--- begin ---

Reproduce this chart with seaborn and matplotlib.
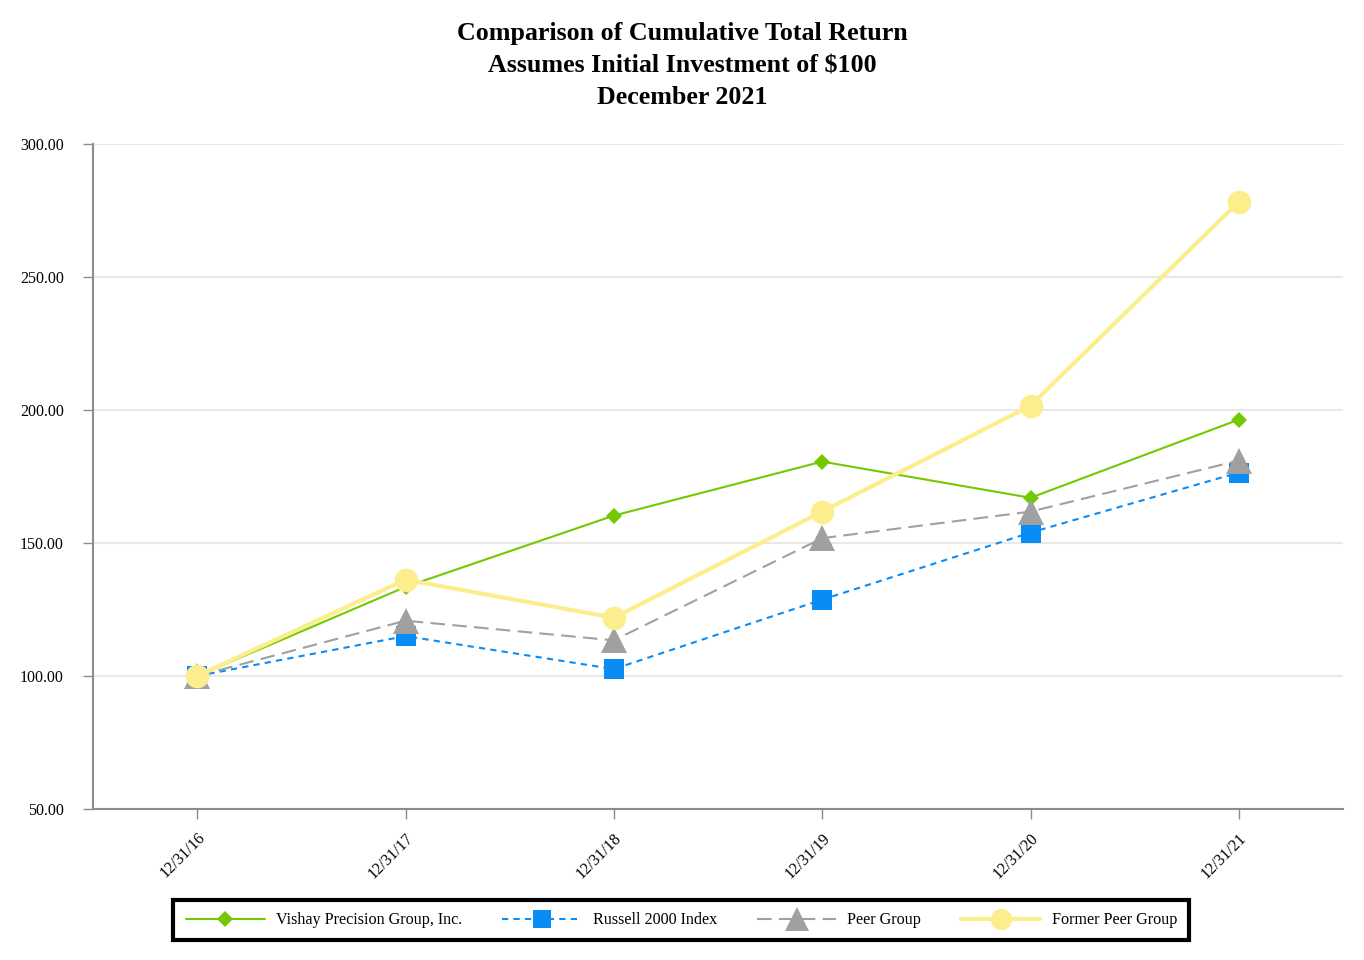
import matplotlib
matplotlib.use("Agg")
import matplotlib.pyplot as plt
import seaborn as sns

# Data
dates = ["12/31/16", "12/31/17", "12/31/18", "12/31/19", "12/31/20", "12/31/21"]
vishay = [100.00, 133.5, 160.3, 180.6, 167.0, 196.4]
russell = [100.00, 115.0, 102.6, 128.7, 153.9, 176.5]
peer = [100.00, 120.8, 113.4, 151.8, 161.8, 181.0]
former_peer = [100.00, 136.2, 121.9, 161.8, 201.6, 278.3]
yticks = [50, 100, 150, 200, 250, 300]

sns.set_style("white")
plt.rcParams['font.family'] = ['Liberation Serif', 'DejaVu Serif']
plt.rcParams['text.color'] = 'black'

fig = plt.figure(figsize=(13.64, 9.6), dpi=100)
ax = fig.add_axes([0.0682, 0.1573, 0.9164, 0.6927])

x = list(range(len(dates)))

sns.lineplot(x=x, y=vishay, ax=ax, color="#74c800", linewidth=1.5,
             marker="D", markersize=8.5, markeredgewidth=0,
             label="Vishay Precision Group, Inc.")
sns.lineplot(x=x, y=russell, ax=ax, color="#0a8cf5", linewidth=1.5,
             linestyle=(0, (3, 2.5)), marker="s", markersize=14.5, markeredgewidth=0,
             label="Russell 2000 Index")
sns.lineplot(x=x, y=peer, ax=ax, color="#a0a0a0", linewidth=1.5,
             linestyle=(0, (7, 3.5)), marker="^", markersize=18.5, markeredgewidth=0,
             label="Peer Group")
sns.lineplot(x=x, y=former_peer, ax=ax, color="#fcee8c", linewidth=3,
             marker="o", markersize=17, markeredgewidth=0,
             label="Former Peer Group")

ax.set_xlim(-0.5, 5.5)
ax.set_ylim(50, 300)
ax.set_yticks(yticks)
ax.set_yticklabels([f"{v:.2f}" for v in yticks], fontsize=11.5, va="center_baseline")
ax.set_xticks(x)
ax.set_xticklabels(dates, rotation=45, ha="right", rotation_mode="anchor", fontsize=11.5)

ax.grid(axis="y", color="#e8e8e8", linewidth=1.5)
ax.set_axisbelow(True)
for s in ["top", "right"]:
    ax.spines[s].set_visible(False)
for s in ["left", "bottom"]:
    ax.spines[s].set_color("#8c8c8c")
    ax.spines[s].set_linewidth(1.5)
ax.tick_params(axis="both", direction="out", length=7, width=1, color="#8c8c8c",
               labelcolor="black", left=True, bottom=True)
ax.tick_params(axis="y", pad=14)
ax.tick_params(axis="x", pad=8)

fig.text(0.5, 0.886, "Comparison of Cumulative Total Return\nAssumes Initial Investment of $100\nDecember 2021",
         ha="center", va="bottom", fontsize=18.7, fontweight="bold", linespacing=1.5,
         color="black")

ax.legend_.remove()
handles, labels = ax.get_legend_handles_labels()
leg = fig.legend(handles, labels, loc="center", bbox_to_anchor=(0.4995, 0.0415), ncol=4,
                 fontsize=11.6, frameon=True, fancybox=False, edgecolor="black",
                 framealpha=1, handlelength=4.9, handletextpad=0.7, columnspacing=2.5,
                 markerscale=0.9, borderpad=0.75, borderaxespad=0)
leg.get_frame().set_linewidth(3)

fig.savefig("out.png", dpi=100)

--- end ---

## PROBLEM DESCRIPTION
Print out the lines exactly, skipping any picture.

## SOLUTION TO THE PROBLEM
Reproduce this chart with seaborn and matplotlib.
import matplotlib
matplotlib.use("Agg")
import matplotlib.pyplot as plt
import seaborn as sns

# Data
dates = ["12/31/16", "12/31/17", "12/31/18", "12/31/19", "12/31/20", "12/31/21"]
vishay = [100.00, 133.5, 160.3, 180.6, 167.0, 196.4]
russell = [100.00, 115.0, 102.6, 128.7, 153.9, 176.5]
peer = [100.00, 120.8, 113.4, 151.8, 161.8, 181.0]
former_peer = [100.00, 136.2, 121.9, 161.8, 201.6, 278.3]
yticks = [50, 100, 150, 200, 250, 300]

sns.set_style("white")
plt.rcParams['font.family'] = ['Liberation Serif', 'DejaVu Serif']
plt.rcParams['text.color'] = 'black'

fig = plt.figure(figsize=(13.64, 9.6), dpi=100)
ax = fig.add_axes([0.0682, 0.1573, 0.9164, 0.6927])

x = list(range(len(dates)))

sns.lineplot(x=x, y=vishay, ax=ax, color="#74c800", linewidth=1.5,
             marker="D", markersize=8.5, markeredgewidth=0,
             label="Vishay Precision Group, Inc.")
sns.lineplot(x=x, y=russell, ax=ax, color="#0a8cf5", linewidth=1.5,
             linestyle=(0, (3, 2.5)), marker="s", markersize=14.5, markeredgewidth=0,
             label="Russell 2000 Index")
sns.lineplot(x=x, y=peer, ax=ax, color="#a0a0a0", linewidth=1.5,
             linestyle=(0, (7, 3.5)), marker="^", markersize=18.5, markeredgewidth=0,
             label="Peer Group")
sns.lineplot(x=x, y=former_peer, ax=ax, color="#fcee8c", linewidth=3,
             marker="o", markersize=17, markeredgewidth=0,
             label="Former Peer Group")

ax.set_xlim(-0.5, 5.5)
ax.set_ylim(50, 300)
ax.set_yticks(yticks)
ax.set_yticklabels([f"{v:.2f}" for v in yticks], fontsize=11.5, va="center_baseline")
ax.set_xticks(x)
ax.set_xticklabels(dates, rotation=45, ha="right", rotation_mode="anchor", fontsize=11.5)

ax.grid(axis="y", color="#e8e8e8", linewidth=1.5)
ax.set_axisbelow(True)
for s in ["top", "right"]:
    ax.spines[s].set_visible(False)
for s in ["left", "bottom"]:
    ax.spines[s].set_color("#8c8c8c")
    ax.spines[s].set_linewidth(1.5)
ax.tick_params(axis="both", direction="out", length=7, width=1, color="#8c8c8c",
               labelcolor="black", left=True, bottom=True)
ax.tick_params(axis="y", pad=14)
ax.tick_params(axis="x", pad=8)

fig.text(0.5, 0.886, "Comparison of Cumulative Total Return\nAssumes Initial Investment of $100\nDecember 2021",
         ha="center", va="bottom", fontsize=18.7, fontweight="bold", linespacing=1.5,
         color="black")

ax.legend_.remove()
handles, labels = ax.get_legend_handles_labels()
leg = fig.legend(handles, labels, loc="center", bbox_to_anchor=(0.4995, 0.0415), ncol=4,
                 fontsize=11.6, frameon=True, fancybox=False, edgecolor="black",
                 framealpha=1, handlelength=4.9, handletextpad=0.7, columnspacing=2.5,
                 markerscale=0.9, borderpad=0.75, borderaxespad=0)
leg.get_frame().set_linewidth(3)

fig.savefig("out.png", dpi=100)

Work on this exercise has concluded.